Expand roadside drug-test training


September 9, 2021

Ms MAXWELL (Northern Victoria) (12:59): (1485) My adjournment is to the Minister for Police. The action I seek is for the government to confirm when all general duty police officers will be provided with the training and equipment to complete roadside drug testing.

The Monash University Accident Research Centre was contracted by the Transport Accident Commission to evaluate the roadside drug testing expansion program. Monash released the findings of this study in May, and the good news is that it found the TAC-funded increase in roadside drug tests was effective and highly beneficial, saving more than 33 fatal crashes and nearly 80 serious injury crashes per year. The report suggests that roadside drug tests could increase by up to 390 100 annually and in doing so could prevent 46 fatal crashes and 134 serious injury crashes per year. These are big numbers, both in terms of drug testing and the potential reduction in our road toll.

A report from the TAC found that over five years approximately 41 per cent of all drivers and motorcyclists killed who were tested had drugs in their system, so it stands to reason that with that level of drug detection associated with road deaths, testing and removing drug-affected drivers from our roads will improve safety for all road users.

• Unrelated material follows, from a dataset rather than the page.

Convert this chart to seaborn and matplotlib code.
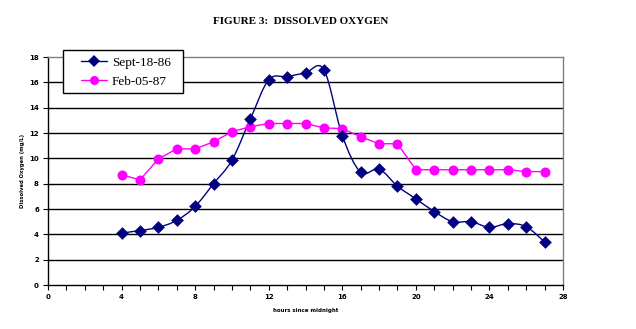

Yarrawonga police are now accredited to perform oral fluid tests on drivers, after a six-month pilot. Other training across the state has focused on members of the highway patrol. There are practical implications if training for drug testing is not expanded to general duties officers. Basically, if they suspect someone is under the influence and wish to conduct a drug test, the general duties officer needs to wait for the highway patrol, but the highway patrol must see them driving. So this process is impractical and inefficient.

Given the very positive results of the Monash study and the key finding that increases in roadside drug tests are justified in terms of saving both lives and serious injury as well as on economic grounds, it is imperative that training be expanded. I look forward to the minister’s response.